¡Nunca volveré a ver mis manos de la misma manera!
El abuelo, con noventa y tantos años, sentado débilmente en
la banca del patio. No se movía, solo estaba sentado cabizbajo mirando
sus manos. Cuando me senté a su lado no se dio por enterado y entre más
tiempo pasaba, me pregunté si estaba bien. Finalmente, no queriendo
realmente estorbarle sino verificar que estuviese bien, le pregunté cómo
se sentía.
Levantó su cabeza, me miró y sonrió. “Sí, estoy bien, gracias por preguntar”, dijo en una fuerte y clara voz.
“No quise molestarte, abuelo, pero estabas sentado aquí
simplemente mirando tus manos y quise estar seguro de que estuvieses
bien”, le expliqué.
“¿Te has mirado jamás tus manos?” preguntó. “Quiero decir, ¿realmente mirarte las manos?”
Lentamente abrí mis manos y me quedé contemplándolas. Las
volteé, palmas hacia arriba y luego hacia abajo. No, creo que realmente
nunca las había observado mientras intentaba averiguar qué quería
decirme. El abuelo sonrió y me contó esta historia:
“Detente y piensa por un momento acerca de tus manos, cómo te
han servido bien a través de los años. Estas manos, aunque arrugadas,
secas y débiles han sido las herramientas que he usado toda mi vida para
alcanzar, agarrar y abrazar la vida.
Ellas pusieron comida en mi boca y ropa en mi cuerpo. Cuando
niño, mi madre me enseñó a plegarlas en oración. Ellas ataron los
cordones de mis zapatos y me ayudaron a ponerme mis botas. Han estado
sucias, raspadas y ásperas, hinchadas y dobladas. Se mostraron torpes
cuando intenté de sostener a mi recién nacido hijo. Decoradas con mi
anillo de bodas, le mostraron al mundo que estaba casado y que amaba a
alguien especial.
Ellas temblaron cuando enterré a mis padres y esposa y cuando
caminé por el pasillo con mi hija en su boda. Han cubierto mi rostro,
peinado mi cabello y lavado y limpiado el resto de mi cuerpo. Han estado
pegajosas y húmedas, dobladas y quebradas, secas y cortadas. Y hasta el
día de hoy, cuando casi nada más en mí sigue trabajando bien, estas
manos me ayudan a levantarme y a sentarme, y se siguen plegando para
orar.
Estas manos son la marca de dónde he estado y la rudeza de mi
vida.
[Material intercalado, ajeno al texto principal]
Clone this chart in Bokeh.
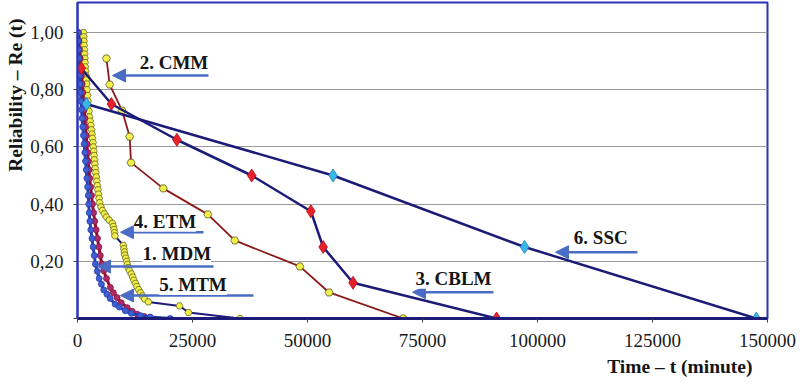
from bokeh.plotting import figure
from bokeh.models import (Range1d, FixedTicker, CustomJSTickFormatter, Label,
                          Arrow, NormalHead, Title)
from bokeh.embed import file_html
from bokeh.resources import INLINE

# ---------------- data ----------------
mdm_t = [100, 150, 220, 300, 380, 450, 540, 650, 760, 870, 1000, 1150, 1300, 1450,
         1600, 1750, 1900, 2050, 2200, 2350, 2450, 2550, 2700, 2900, 3150, 3400,
         3650, 3900, 4300, 4700, 5200, 5700, 6400, 7100, 8200, 9100, 10400, 11700,
         13700, 15800, 20150]
mdm_r = [1.0, 0.97, 0.94, 0.91, 0.88, 0.85, 0.82, 0.79, 0.76, 0.73, 0.70, 0.67, 0.64,
         0.61, 0.58, 0.55, 0.52, 0.49, 0.46, 0.43, 0.40, 0.37, 0.34, 0.31, 0.28, 0.25,
         0.22, 0.19, 0.165, 0.14, 0.12, 0.10, 0.085, 0.07, 0.05, 0.04, 0.027, 0.018,
         0.01, 0.005, 0.0]

mtm_t = [200, 300, 430, 560, 700, 850, 1000, 1150, 1300, 1450, 1600, 1750, 1900, 2050,
         2200, 2350, 2500, 2650, 2850, 3050, 3250, 3500, 3750, 4050, 4350, 4650, 4950,
         5300, 5700, 6300, 7150, 7800, 8600, 9500, 10800, 11900, 13000, 14500, 15460]
mtm_r = [1.0, 0.97, 0.94, 0.91, 0.88, 0.85, 0.82, 0.79, 0.76, 0.73, 0.70, 0.67, 0.64,
         0.61, 0.58, 0.55, 0.52, 0.49, 0.46, 0.43, 0.40, 0.37, 0.34, 0.31, 0.28, 0.25,
         0.22, 0.19, 0.167, 0.14, 0.108, 0.09, 0.073, 0.055, 0.038, 0.025, 0.015,
         0.007, 0.0]

etm_t = [1300, 1350, 1400, 1450, 1500, 1550, 1600, 1650, 1700, 1760, 1840, 1920, 2000,
         2080, 2170, 2280, 2390, 2490, 2600, 2750, 2900, 3030, 3150, 3250, 3360, 3450,
         3530, 3610, 3690, 3780, 3870, 3970, 4080, 4200, 4320, 4440, 4560, 4690, 4830,
         5100, 5420, 5850, 6290, 6900, 7590, 7800, 7950, 8050, 8130, 9970, 10080, 10200,
         10300, 10510, 10700, 10840, 11000, 11300, 11710, 12000, 12250, 12600, 12900,
         13300, 13700, 14100, 14600, 15400, 22180, 24130, 35330]
etm_r = [1.0, 0.985, 0.97, 0.955, 0.94, 0.925, 0.91, 0.895, 0.88, 0.865, 0.85, 0.835,
         0.82, 0.80, 0.78, 0.76, 0.745, 0.725, 0.705, 0.69, 0.675, 0.66, 0.645, 0.63,
         0.615, 0.60, 0.585, 0.57, 0.555, 0.54, 0.525, 0.51, 0.495, 0.48, 0.465, 0.45,
         0.435, 0.42, 0.405, 0.39, 0.378, 0.366, 0.355, 0.344, 0.333, 0.322, 0.311,
         0.30, 0.289, 0.256, 0.244, 0.233, 0.222, 0.211, 0.20, 0.189, 0.178, 0.167,
         0.156, 0.145, 0.134, 0.123, 0.112, 0.101, 0.09, 0.079, 0.068, 0.058, 0.044,
         0.021, 0.0]

cmm_t = [6290, 7000, 9690, 11340, 11640, 18640, 28330, 34180, 48340, 54700, 70820]
cmm_r = [0.909, 0.818, 0.727, 0.636, 0.545, 0.455, 0.364, 0.273, 0.182, 0.091, 0.0]

cblm_t = [800, 7370, 21600, 37870, 50730, 53400, 59900, 91100]
cblm_r = [0.875, 0.75, 0.625, 0.5, 0.375, 0.25, 0.125, 0.0]

ssc_t = [1950, 55560, 97190, 147560]
ssc_r = [0.75, 0.5, 0.25, 0.0]

x_ticks = [0, 25000, 50000, 75000, 100000, 125000, 150000]
y_ticks = [0, 0.2, 0.4, 0.6, 0.8, 1.0]

# ---------------- figure ----------------
SERIF = "'Liberation Serif', 'Times New Roman', serif"
NAVY = "#1c1c78"
ARROW = "#4a6cc4"

# frame: x 77..767, y 2..318 ; 286 px per unit of reliability
FL, FR, FT, FB = 77, 767, 2, 318
X0, X1 = 0, 150000
Y0, Y1 = 0, (FB - FT) / 286

p = figure(width=800, height=386, output_backend="svg", toolbar_location=None,
           x_range=Range1d(X0, X1), y_range=Range1d(Y0, Y1),
           min_border_left=FL, min_border_right=800 - FR, min_border_top=FT,
           min_border_bottom=386 - FB)
p.background_fill_color = "white"
p.border_fill_color = "white"
p.outline_line_color = "#2b35b8"
p.outline_line_width = 2

def dx(px):
    return (px - FL) * (X1 - X0) / (FR - FL)
def dy(py):
    return (FB - py) / 286

p.xgrid.visible = False
p.ygrid.grid_line_color = "#9a9a9a"
p.ygrid.grid_line_width = 1
p.ygrid.ticker = FixedTicker(ticks=y_ticks)

p.xaxis.ticker = FixedTicker(ticks=x_ticks)
p.xaxis.formatter = CustomJSTickFormatter(code="return tick.toFixed(0);")
p.yaxis.ticker = FixedTicker(ticks=y_ticks)
p.yaxis.formatter = CustomJSTickFormatter(
    code="return tick == 0 ? '' : tick.toFixed(2).replace('.', ',');")
for ax in (p.xaxis, p.yaxis):
    ax.major_label_text_font = SERIF
    ax.major_label_text_font_size = "19px"
    ax.major_label_text_color = "#1a1a1a"
    ax.minor_tick_line_color = None
    ax.major_tick_in = 0
    ax.major_tick_out = 4
p.xaxis.axis_line_color = NAVY
p.xaxis.axis_line_width = 3
p.xaxis.major_tick_line_color = "#444444"
p.xaxis.major_label_standoff = 11
p.yaxis.axis_line_color = "#2b35b8"
p.yaxis.axis_line_width = 2
p.yaxis.major_tick_line_color = "#444444"
p.yaxis.major_label_standoff = 10

# axis titles as side-panel titles (right / top aligned as in the reference)
p.add_layout(Title(text="Time \u2013 t (minute)", align="right", offset=15,
                   standoff=8, text_font=SERIF, text_font_style="bold",
                   text_font_size="19.5px", text_color="#151515"), "below")
p.add_layout(Title(text="Reliability \u2013 Re (t)", align="right", offset=16,
                   standoff=4, text_font=SERIF, text_font_style="bold",
                   text_font_size="19.5px", text_color="#151515"), "left")

# ---------------- series ----------------
# 4. ETM
p.line(etm_t, etm_r, line_color=NAVY, line_width=2)
p.scatter(etm_t, etm_r, marker="hex", size=7, fill_color="#f2ee4a",
          line_color="#6b6a20", line_width=0.8)
# 5. MTM
p.line(mtm_t, mtm_r, line_color="#8a1238", line_width=3)
p.scatter(mtm_t, mtm_r, marker="circle", size=6, fill_color="#b02a6a",
          line_color="#8a1238", line_width=0.8)
# 1. MDM
p.line(mdm_t, mdm_r, line_color="#2a3fb0", line_width=3)
p.scatter(mdm_t, mdm_r, marker="circle", size=6, fill_color="#3d5fd0",
          line_color="#2a3fb0", line_width=0.8)
# 2. CMM
p.line(cmm_t, cmm_r, line_color="#8b1a1a", line_width=1.8)
p.scatter(cmm_t, cmm_r, marker="hex", size=8, fill_color="#f2ee4a",
          line_color="#5a5a20", line_width=0.8)
# 3. CBLM
p.line(cblm_t, cblm_r, line_color=NAVY, line_width=2.5)
p.scatter(cblm_t, cblm_r, marker="diamond", size=13, fill_color="#e8202a",
          line_color="#b01018", line_width=0.8)
# 6. SSC
p.line(ssc_t, ssc_r, line_color=NAVY, line_width=2.5)
p.scatter(ssc_t, ssc_r, marker="diamond", size=13, fill_color="#38b8e8",
          line_color="#2878b8", line_width=0.8)

# ---------------- callouts ----------------
callouts = [
    ("2. CMM", 173.5, 62, 208, 112, 75),
    ("4. ETM", 164.5, 220.7, 203, 120, 231.7),
    ("1. MDM", 176.3, 253, 213, 97, 266),
    ("5. MTM", 192.5, 284, 253, 120, 295),
    ("3. CBLM", 453, 277.7, 493, 412, 291.7),
    ("6. SSC", 600.3, 237, 637, 555, 251.7),
]
for txt, tx, ty, ax0, ax1, ay in callouts:
    p.add_layout(Arrow(end=NormalHead(size=13, fill_color=ARROW, line_color=ARROW),
                       x_start=dx(ax0), y_start=dy(ay), x_end=dx(ax1), y_end=dy(ay),
                       line_color=ARROW, line_width=2.5))
    p.add_layout(Label(x=dx(tx), y=dy(ty), text=txt, text_font=SERIF,
                       text_font_style="bold", text_font_size="19px",
                       text_align="center", text_baseline="middle",
                       text_color="#151515", background_fill_color="white"))

open("out.html", "w").write(file_html(p, INLINE))
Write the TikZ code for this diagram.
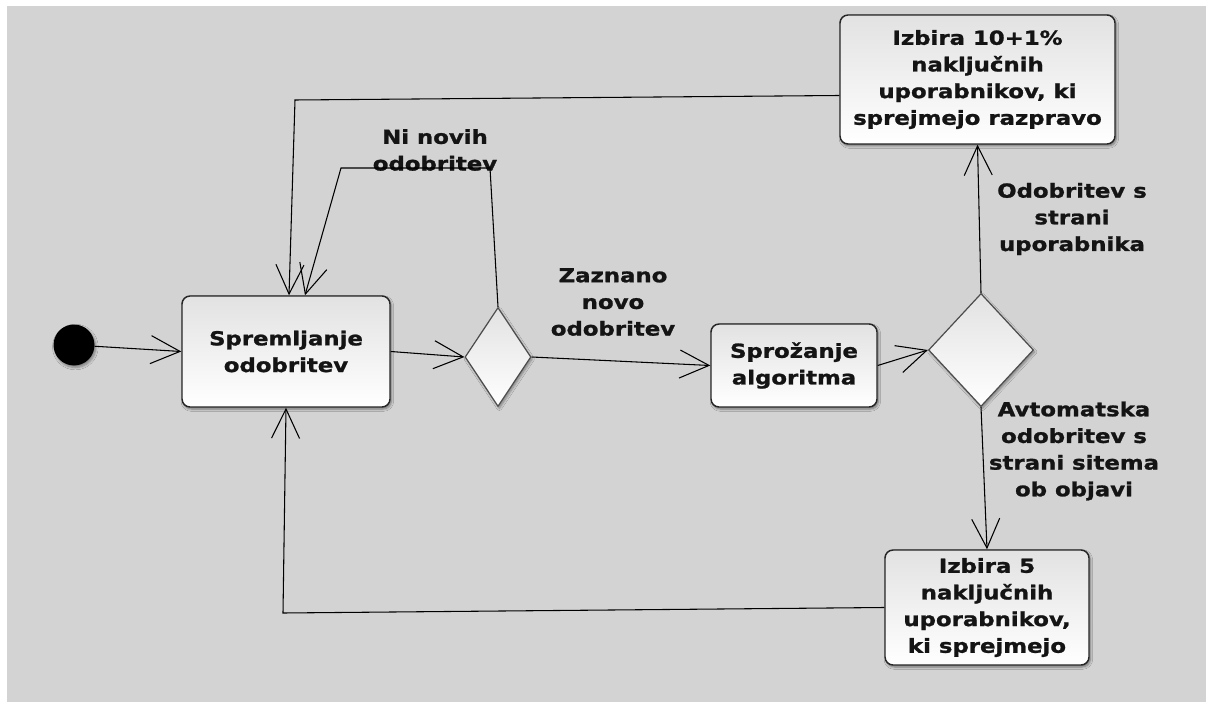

Pero más importante aún, es que son ellas las que Dios tomará en
las Suyas cuando me lleve a casa. Y con mis manos, Él me levantará para
estar a Su lado y allí utilizaré estas manos para tocar el rostro de
Cristo”.
Nunca volveré a mirar mis manos de la misma manera. Pero
recuerdo que Dios estiró las Suyas y tomó las de mi abuelo y se lo llevó
a casa.
Cuando mis manos están heridas o dolidas, pienso en el
abuelo. Sé que él ha recibido palmaditas y abrazos de las manos de Dios.
Yo también quiero tocar el rostro de Dios y sentir Sus manos en el mío.
Enviado por Ricardo Hinestroza
Nuestras manos son una genuina bendición… de hecho, basta
imaginarnos el vernos privados de ellas o su uso para darnos cuenta de
cuán importantes son. Otra cosa que la historia de hoy me hizo pensar
fue lo que hacemos con esas manos en cuanto a nuestras relaciones con
los demás: ¿las usaremos para abrazar y expresar cariño y afecto o las
esgrimiremos para exhibir ira y rechazo? Ojalá que el pensamiento de hoy
nos ayude a escoger con sabiduría. Que el Señor les bendiga.